A logistic model is trained on the same predictors and evaluated. With a decision threshold of \(p = 0.5\), you can see that the false negative rate is much higher at 93.5%. One thing to note about this model: because the data are scaled differently, the real-world interpretation of the coefficients is extremely different. A unit change in the predictor is now the whole range.

m.logistic <- glm(Default ~ ., data = train.data[1:4], family = "binomial")
yhat.p <- predict(m.logistic, test.data, type = "response")
yhat.logistic <- factor(ifelse(yhat.p > 0.5, 1, 0))
mean(yhat.logistic == test.data$Default)
## [1] 0.68
table(predicted=yhat.logistic, observed=test.data$Default)
##          observed
## predicted   0   1
##         0 132  58
##         1   6   4

Extra: choice of decision threshold

Again, the choice of a decision threshold has clear implications in this example. As the bank giving out the loan, what decision threshold would you set: \(p=0.7\) or \(p=0.3\)? What do they lead to, in your model, and in the real world?
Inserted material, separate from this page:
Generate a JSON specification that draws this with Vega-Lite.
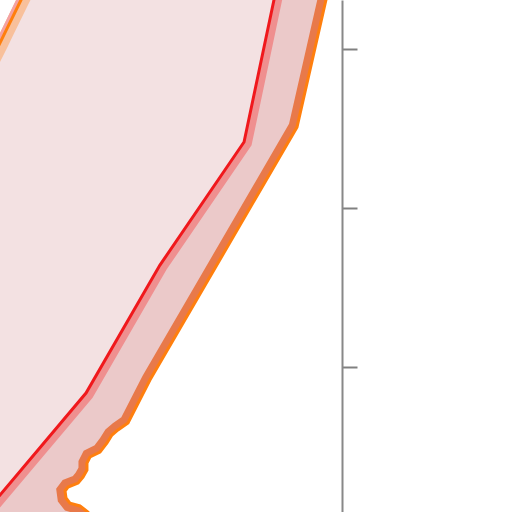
{
  "$schema": "https://vega.github.io/schema/vega-lite/v6.json",
  "width": 342,
  "height": 512,
  "padding": {"left": 0, "top": 0, "right": 170, "bottom": 0},
  "autosize": "none",
  "background": "white",
  "config": {
    "view": {"stroke": null}
  },
  "datasets": {
    "orange": [
      {"x": 2.082, "y": 3.434},
      {"x": 2.050, "y": 3.308},
      {"x": 1.868, "y": 2.509},
      {"x": 0.943, "y": 0.918},
      {"x": 0.805, "y": 0.648},
      {"x": 0.742, "y": 0.604},
      {"x": 0.704, "y": 0.572},
      {"x": 0.673, "y": 0.522},
      {"x": 0.629, "y": 0.465},
      {"x": 0.566, "y": 0.434},
      {"x": 0.547, "y": 0.396},
      {"x": 0.547, "y": 0.352},
      {"x": 0.522, "y": 0.308},
      {"x": 0.491, "y": 0.270},
      {"x": 0.428, "y": 0.245},
      {"x": 0.409, "y": 0.220},
      {"x": 0.415, "y": 0.176},
      {"x": 0.440, "y": 0.144},
      {"x": 0.503, "y": 0.126},
      {"x": 0.553, "y": 0.088},
      {"x": 0.591, "y": 0.038}
    ],
    "red": [
      {"x": 1.755, "y": 3.434},
      {"x": 1.723, "y": 3.308},
      {"x": 1.535, "y": 2.415},
      {"x": 1.006, "y": 1.641},
      {"x": 0.541, "y": 0.836},
      {"x": 0.0, "y": 0.195},
      {"x": -0.126, "y": 0.044}
    ],
    "corner": [
      {"xw": 0.164, "xo": 0.195, "y": 3.434},
      {"xw": 0.101, "xo": 0.132, "y": 3.308},
      {"xw": 0.0, "xo": 0.030, "y": 3.100},
      {"xw": -0.031, "xo": 0.0, "y": 3.038},
      {"xw": -0.094, "xo": -0.063, "y": 2.912}
    ]
  },
  "layer": [
    {
      "data": {"name": "orange"},
      "mark": {"type": "area", "orient": "horizontal", "color": "#ebc9c9", "clip": true},
      "encoding": {
        "y": {
          "field": "y",
          "type": "quantitative",
          "scale": {"domain": [0.0881, 3.3082], "nice": false, "zero": false},
          "axis": {
            "orient": "right",
            "values": [1, 2, 3],
            "labels": false,
            "title": null,
            "grid": false,
            "domain": true,
            "ticks": true,
            "domainColor": "#888888",
            "domainWidth": 2,
            "tickColor": "#808080",
            "tickWidth": 2,
            "tickSize": 15,
            "zindex": 1
          }
        },
        "x": {"field": "x", "type": "quantitative", "stack": null, "scale": {"domain": [0, 2.151], "nice": false, "zero": false}, "axis": null},
        "x2": {"datum": -0.2}
      }
    },
    {
      "data": {"name": "orange"},
      "mark": {"type": "line", "color": "#e8794a", "strokeWidth": 17, "clip": true},
      "encoding": {
        "y": {"field": "y", "type": "quantitative"},
        "x": {"field": "x", "type": "quantitative"},
        "order": {"field": "y", "type": "quantitative", "sort": "descending"}
      }
    },
    {
      "data": {"name": "red"},
      "mark": {"type": "line", "color": "#ef8f8f", "strokeWidth": 16, "clip": true},
      "encoding": {
        "y": {"field": "y", "type": "quantitative"},
        "x": {"field": "x", "type": "quantitative"},
        "order": {"field": "y", "type": "quantitative", "sort": "descending"}
      }
    },
    {
      "data": {"name": "red"},
      "mark": {"type": "area", "orient": "horizontal", "color": "#f3e1e2", "clip": true},
      "encoding": {
        "y": {"field": "y", "type": "quantitative"},
        "x": {"field": "x", "type": "quantitative", "stack": null},
        "x2": {"datum": -0.2}
      }
    },
    {
      "data": {"name": "orange"},
      "mark": {"type": "area", "orient": "horizontal", "color": "white", "clip": true},
      "encoding": {
        "y": {"field": "y", "type": "quantitative"},
        "x": {"field": "x", "type": "quantitative", "stack": null},
        "x2": {"datum": 2.3}
      }
    },
    {
      "data": {"name": "corner"},
      "mark": {"type": "line", "color": "#f8c09b", "strokeWidth": 17, "clip": true},
      "encoding": {
        "y": {"field": "y", "type": "quantitative"},
        "x": {"field": "xo", "type": "quantitative"},
        "order": {"field": "y", "type": "quantitative", "sort": "descending"}
      }
    },
    {
      "data": {"name": "corner"},
      "mark": {"type": "area", "orient": "horizontal", "color": "white", "clip": true},
      "encoding": {
        "y": {"field": "y", "type": "quantitative"},
        "x": {"field": "xw", "type": "quantitative", "stack": null},
        "x2": {"datum": -0.2}
      }
    },
    {
      "data": {"name": "corner"},
      "mark": {"type": "area", "orient": "horizontal", "color": "#f4a2a2", "clip": true},
      "encoding": {
        "y": {"field": "y", "type": "quantitative"},
        "x": {"field": "xw", "type": "quantitative", "stack": null},
        "x2": {"field": "xo"}
      }
    },
    {
      "data": {"name": "corner"},
      "mark": {"type": "line", "color": "#ff7f0e", "strokeWidth": 3, "clip": true},
      "encoding": {
        "y": {"field": "y", "type": "quantitative"},
        "x": {"field": "xo", "type": "quantitative"},
        "order": {"field": "y", "type": "quantitative", "sort": "descending"}
      }
    },
    {
      "data": {"name": "red"},
      "mark": {"type": "line", "color": "#f0181c", "strokeWidth": 3, "clip": true},
      "encoding": {
        "y": {"field": "y", "type": "quantitative"},
        "x": {"field": "x", "type": "quantitative"},
        "order": {"field": "y", "type": "quantitative", "sort": "descending"}
      }
    },
    {
      "data": {"name": "orange"},
      "mark": {"type": "line", "color": "#ff7f0e", "strokeWidth": 3, "clip": true},
      "encoding": {
        "y": {"field": "y", "type": "quantitative"},
        "x": {"field": "x", "type": "quantitative"},
        "order": {"field": "y", "type": "quantitative", "sort": "descending"}
      }
    }
  ]
}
Extra: limitations of kNN classification

kNN classifications faces one significant limitation, which is when the classes are imbalanced. For example, in this credit dataset, are the outcome classes extremely skewed towards defaulting? Looking at the training dataset, we can see that there are significantly more observations that do not default, about 2.36x more. This skew in the dataset already leads the model’s predictions towards ‘no default’, though not significantly so. You may see datasets with extremely skewed classes, e.g. 10:1 ratio.

summary(train.data$Default)
##   0   1 
## 562 238

Extra: kNN classification with caret package

kNN actually works perfectly well with the train() function from caret. You can specify the exact same options, including the values of \(k\) to test, and how the data should be pre-processed. This separates the training phase from the final model evaluation, and so is much more robust.

You may use this, but figure out the details on your own. Note that the preProcess argument may not be needed, since you may have already scaled the data.